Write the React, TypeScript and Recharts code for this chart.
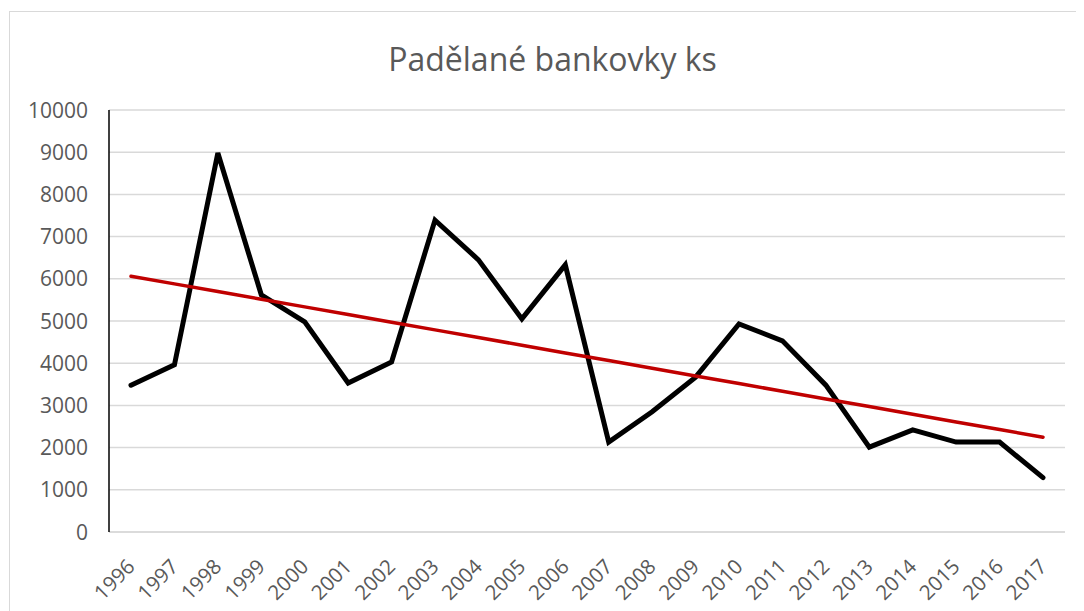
import React from "react";
import { LineChart, Line, XAxis, YAxis, CartesianGrid } from "recharts";

const years: string[] = [
  "1996", "1997", "1998", "1999", "2000", "2001", "2002", "2003", "2004", "2005", "2006",
  "2007", "2008", "2009", "2010", "2011", "2012", "2013", "2014", "2015", "2016", "2017",
];

const counterfeits: number[] = [
  3480, 3960, 8980, 5620, 4980, 3530, 4030, 7390, 6450, 5050, 6330,
  2130, 2850, 3670, 4930, 4530, 3480, 2010, 2420, 2130, 2130, 1290,
];

const yTicks: number[] = [0, 1000, 2000, 3000, 4000, 5000, 6000, 7000, 8000, 9000, 10000];

const title = "Padělané bankovky ks";

// Linear least-squares trendline of the series (as the spreadsheet trendline)
const n = counterfeits.length;
const meanX = (n - 1) / 2;
const meanY = counterfeits.reduce((a, b) => a + b, 0) / n;
let sxy = 0;
let sxx = 0;
counterfeits.forEach((v, i) => {
  sxy += (i - meanX) * (v - meanY);
  sxx += (i - meanX) * (i - meanX);
});
const slope = sxy / sxx;
const intercept = meanY - slope * meanX;

const data = years.map((y, i) => ({
  year: y,
  value: counterfeits[i],
  trend: intercept + slope * i,
}));

const FONT = "'Open Sans', 'Noto Sans', sans-serif";
const TEXT = "#595959";

const XTick = (props: any) => {
  const { x, y, payload } = props;
  const ax = x + 5;
  const ay = y + 36;
  return (
    <text
      x={ax}
      y={ay}
      transform={`rotate(-45 ${ax} ${ay})`}
      textAnchor="end"
      fill={TEXT}
      fontSize={20.5}
      fontFamily={FONT}
    >
      {payload.value}
    </text>
  );
};

const YTick = (props: any) => {
  const { x, y, payload } = props;
  return (
    <text
      x={x}
      y={y}
      dy="0.36em"
      textAnchor="end"
      fill={TEXT}
      fontSize={21}
      fontFamily={FONT}
    >
      {payload.value}
    </text>
  );
};

export default function App() {
  return (
    <div style={{ position: "relative", width: 1076, height: 603 }}>
      <div
        style={{
          position: "absolute",
          left: 1,
          top: 3,
          width: 1075,
          height: 600,
          borderLeft: "1px solid #d9d9d9",
          borderTop: "1px solid #d9d9d9",
          boxSizing: "border-box",
        }}
      />
      <svg
        width={1076}
        height={100}
        style={{ position: "absolute", left: 0, top: 0, pointerEvents: "none" }}
      >
        <text
          x={544.5}
          y={63}
          textAnchor="middle"
          fill={TEXT}
          fontSize={32}
          fontFamily={FONT}
        >
          {title}
        </text>
      </svg>
      <div style={{ position: "absolute", left: 0, top: 0 }}>
        <LineChart
          width={1076}
          height={603}
          data={data}
          margin={{ top: 102, right: 19, left: 0, bottom: 0 }}
        >
          <CartesianGrid vertical={false} stroke="#d9d9d9" strokeWidth={1.5} />
          <XAxis
            dataKey="year"
            height={79}
            padding={{ left: 22, right: 22 }}
            tickLine={false}
            tickSize={0}
            tickMargin={0}
            axisLine={{ stroke: "#d9d9d9", strokeWidth: 1.5 }}
            tick={<XTick />}
            interval={0}
          />
          <YAxis
            width={101}
            domain={[0, 10000]}
            ticks={yTicks}
            tickLine={false}
            tickSize={0}
            tickMargin={21}
            axisLine={{ stroke: "#000000", strokeWidth: 1.5 }}
            tick={<YTick />}
            interval={0}
          />
          <Line
            type="linear"
            dataKey="value"
            stroke="#000000"
            strokeWidth={5}
            strokeLinecap="round"
            dot={false}
            activeDot={false}
            isAnimationActive={false}
          />
          <Line
            type="linear"
            dataKey="trend"
            stroke="#c00000"
            strokeWidth={3.5}
            strokeLinecap="round"
            dot={false}
            activeDot={false}
            isAnimationActive={false}
          />
        </LineChart>
      </div>
    </div>
  );
}
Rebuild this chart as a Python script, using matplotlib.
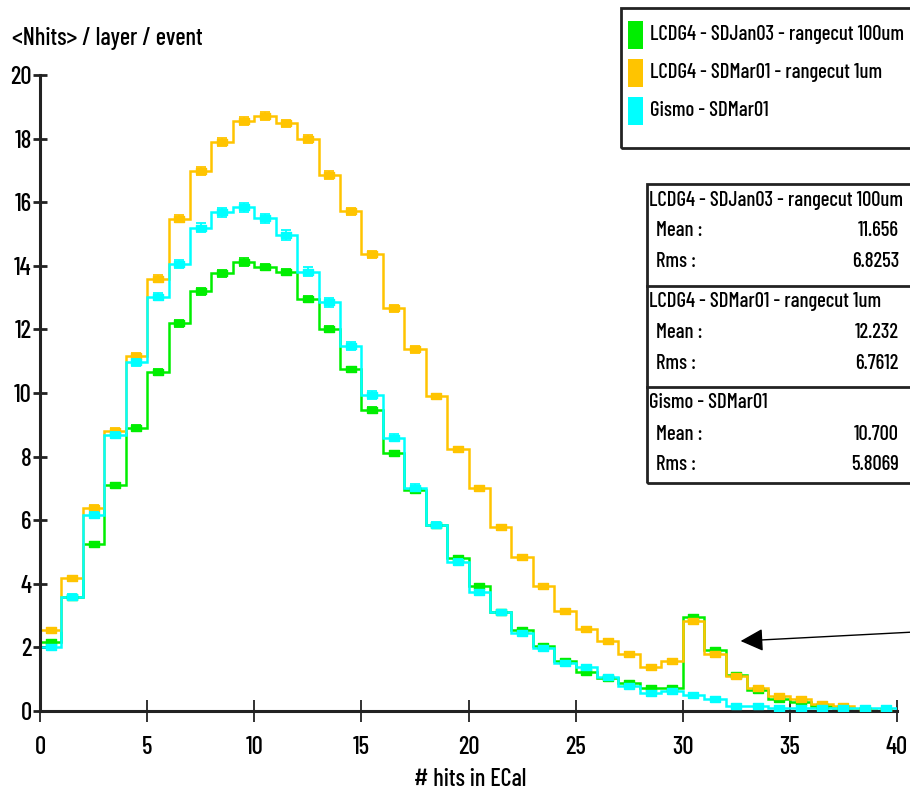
import matplotlib
matplotlib.use("Agg")
import matplotlib.pyplot as plt
from matplotlib import font_manager
from matplotlib.patches import Rectangle
import numpy as np

# pick a narrow, heavy-ish face; fall back to DejaVu Sans
installed = {f.name for f in font_manager.fontManager.ttflist}
FAM = ['DejaVu Sans']
for cand in ['Barlow Condensed', 'Saira Condensed', 'Archivo Narrow',
             'Oswald', 'Roboto Condensed', 'PT Sans Narrow',
             'Liberation Sans Narrow']:
    if cand in installed:
        FAM = [cand, 'DejaVu Sans']
        break
plt.rcParams['font.family'] = FAM
plt.rcParams['font.weight'] = 'medium'

# bin edges: 40 unit bins from 0 to 40
edges = np.arange(0, 41, 1)

jan03_100um = [2.16, 3.6, 5.24, 7.1, 8.89, 10.67, 12.19, 13.2, 13.76, 14.11,
               13.97, 13.81, 12.97, 12.02, 10.75, 9.47, 8.1, 6.95, 5.85, 4.8,
               3.94, 3.12, 2.55, 2.03, 1.58, 1.24, 1.05, 0.87, 0.71, 0.71,
               2.95, 1.92, 1.13, 0.66, 0.37, 0.29, 0.15, 0.08, 0.03, 0.01]
mar01_1um = [2.55, 4.17, 6.39, 8.81, 11.17, 13.6, 15.48, 16.99, 17.9, 18.56,
             18.71, 18.48, 17.99, 16.85, 15.72, 14.36, 12.66, 11.37, 9.9, 8.24,
             7.0, 5.8, 4.85, 3.93, 3.14, 2.57, 2.2, 1.78, 1.37, 1.58,
             2.84, 1.78, 1.1, 0.71, 0.48, 0.37, 0.21, 0.16, 0.02, 0.01]
gismo = [2.02, 3.6, 6.16, 8.68, 10.96, 13.03, 14.05, 15.2, 15.68, 15.84,
         15.49, 14.97, 13.81, 12.85, 11.48, 9.94, 8.6, 7.02, 5.85, 4.7,
         3.75, 3.1, 2.45, 1.97, 1.5, 1.37, 1.06, 0.8, 0.56, 0.64,
         0.5, 0.38, 0.17, 0.17, 0.08, 0.08, 0.08, 0.08, 0.08, 0.08]

err_jan03 = [0.05, 0.06, 0.07, 0.08, 0.09, 0.09, 0.1, 0.11, 0.11, 0.12,
             0.09, 0.09, 0.09, 0.09, 0.08, 0.08, 0.07, 0.06, 0.06, 0.05,
             0.05, 0.04, 0.04, 0.04, 0.03, 0.03, 0.03, 0.03, 0.02, 0.02,
             0.04, 0.03, 0.02, 0.02, 0.02, 0.01, 0.01, 0.01, 0.01, 0.01]
err_mar01 = [0.05, 0.06, 0.08, 0.09, 0.1, 0.1, 0.11, 0.12, 0.12, 0.12,
             0.12, 0.12, 0.12, 0.12, 0.11, 0.1, 0.1, 0.1, 0.08, 0.07,
             0.06, 0.06, 0.05, 0.05, 0.04, 0.04, 0.04, 0.03, 0.03, 0.03,
             0.04, 0.03, 0.03, 0.02, 0.02, 0.02, 0.01, 0.01, 0.01, 0.01]
err_gismo = [0.06, 0.07, 0.09, 0.1, 0.12, 0.12, 0.13, 0.14, 0.14, 0.15,
             0.15, 0.15, 0.14, 0.14, 0.13, 0.13, 0.12, 0.11, 0.08, 0.07,
             0.06, 0.06, 0.05, 0.05, 0.04, 0.04, 0.04, 0.03, 0.03, 0.03,
             0.02, 0.02, 0.01, 0.01, 0.01, 0.01, 0.01, 0.01, 0.01, 0.01]

labels = ["LCDG4 - SDJan03 - rangecut 100um",
          "LCDG4 - SDMar01 - rangecut 1um",
          "Gismo - SDMar01"]
colors = ['#00ee00', '#ffc400', '#00ffff']
means = ["11.656", "12.232", "10.700"]
rmss = ["6.8253", "6.7612", "5.8069"]

W, H = 910, 796
fig = plt.figure(figsize=(W / 100, H / 100), dpi=100)

# size text so the longest label is ~255 px wide, as in the reference
renderer = fig.canvas.get_renderer()
probe = fig.text(0, 0, labels[0], fontsize=12)
wpx = probe.get_window_extent(renderer).width
probe.remove()
FS = min(12 * 255 / wpx, 17)

ax = fig.add_axes([40 / W, 1 - 711 / H, (897 - 40) / W, (711 - 75) / H])

centers = (edges[:-1] + edges[1:]) / 2
# rectangular marker, wider than tall
rect_marker = [(-1.0, -0.6), (1.0, -0.6), (1.0, 0.6), (-1.0, 0.6), (-1.0, -0.6)]

series = [jan03_100um, mar01_1um, gismo]
errs = [err_jan03, err_mar01, err_gismo]
for vals, e, c in zip(series, errs, colors):
    ax.stairs(vals, edges, color=c, lw=1.8, baseline=0, zorder=2)
    ax.errorbar(centers, vals, yerr=e, fmt='none', ecolor=c, elinewidth=1.3,
                capsize=3.5, capthick=1.3, zorder=3)
    ax.plot(centers, vals, ls='none', marker=rect_marker, ms=7.5, color=c,
            zorder=3)

ax.set_xlim(0, 40)
ax.set_ylim(0, 20)
ax.set_xticks(np.arange(0, 41, 5))
ax.set_yticks(np.arange(0, 21, 2))
for s in ['top', 'right']:
    ax.spines[s].set_visible(False)
for s in ['left', 'bottom']:
    ax.spines[s].set_linewidth(2.2)
    ax.spines[s].set_color('#222222')
ax.tick_params(axis='y', direction='inout', length=10, width=2, labelsize=FS + 3,
               pad=1, color='#222222')
ax.tick_params(axis='x', direction='inout', length=16, width=1.3, labelsize=FS + 3,
               pad=10, color='#222222')

fig.text(12 / W, 1 - 38 / H, "<Nhits> / layer / event", fontsize=FS + 2.5,
         va='center', ha='left')
fig.text(470 / W, 1 - 779 / H, "# hits in ECal", fontsize=FS + 2.5,
         va='center', ha='center')


def px_rect(x0, y0, x1, y1, **kw):
    return Rectangle((x0 / W, 1 - y1 / H), (x1 - x0) / W, (y1 - y0) / H,
                     transform=fig.transFigure, **kw)


# legend box
fig.add_artist(px_rect(621, 8, 915, 148, fill=False, lw=2, ec='#222222'))
for i, (lab, c) in enumerate(zip(labels, colors)):
    yc = 35 + i * 38
    fig.add_artist(px_rect(628, yc - 14, 643, yc + 14, color=c, lw=0))
    fig.text(650 / W, 1 - yc / H, lab, fontsize=FS, va='center', ha='left')

# statistics box
fig.add_artist(px_rect(647, 184, 915, 483, fill=False, lw=2, ec='#222222'))
for i in range(3):
    top = 184 + i * 101.5
    if i > 0:
        fig.add_artist(plt.Line2D([647 / W, 1], [1 - top / H, 1 - top / H],
                                  transform=fig.transFigure, color='#222222', lw=2))
    fig.text(649 / W, 1 - (top + 16) / H, labels[i], fontsize=FS, va='center',
             ha='left')
    fig.text(656 / W, 1 - (top + 47) / H, "Mean :", fontsize=FS, va='center',
             ha='left')
    fig.text(899 / W, 1 - (top + 47) / H, means[i], fontsize=FS, va='center',
             ha='right')
    fig.text(656 / W, 1 - (top + 78) / H, "Rms :", fontsize=FS, va='center',
             ha='left')
    fig.text(899 / W, 1 - (top + 78) / H, rmss[i], fontsize=FS, va='center',
             ha='right')

# arrow pointing at the peak near 30 hits
ax.annotate("", xy=(32.7, 2.2), xytext=(40.7, 2.48), annotation_clip=False,
            arrowprops=dict(arrowstyle='-|>', color='black', lw=1,
                            mutation_scale=35, shrinkA=0, shrinkB=0))

fig.savefig("out.png", dpi=100)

-------------------------

PROBLEM STATEMENT: In the records above, locate every line with the string "matplotlib" and copy it.

ANSWER TO THE EXERCISE:
Rebuild this chart as a Python script, using matplotlib.
import matplotlib
matplotlib.use("Agg")
import matplotlib.pyplot as plt
from matplotlib import font_manager
from matplotlib.patches import Rectangle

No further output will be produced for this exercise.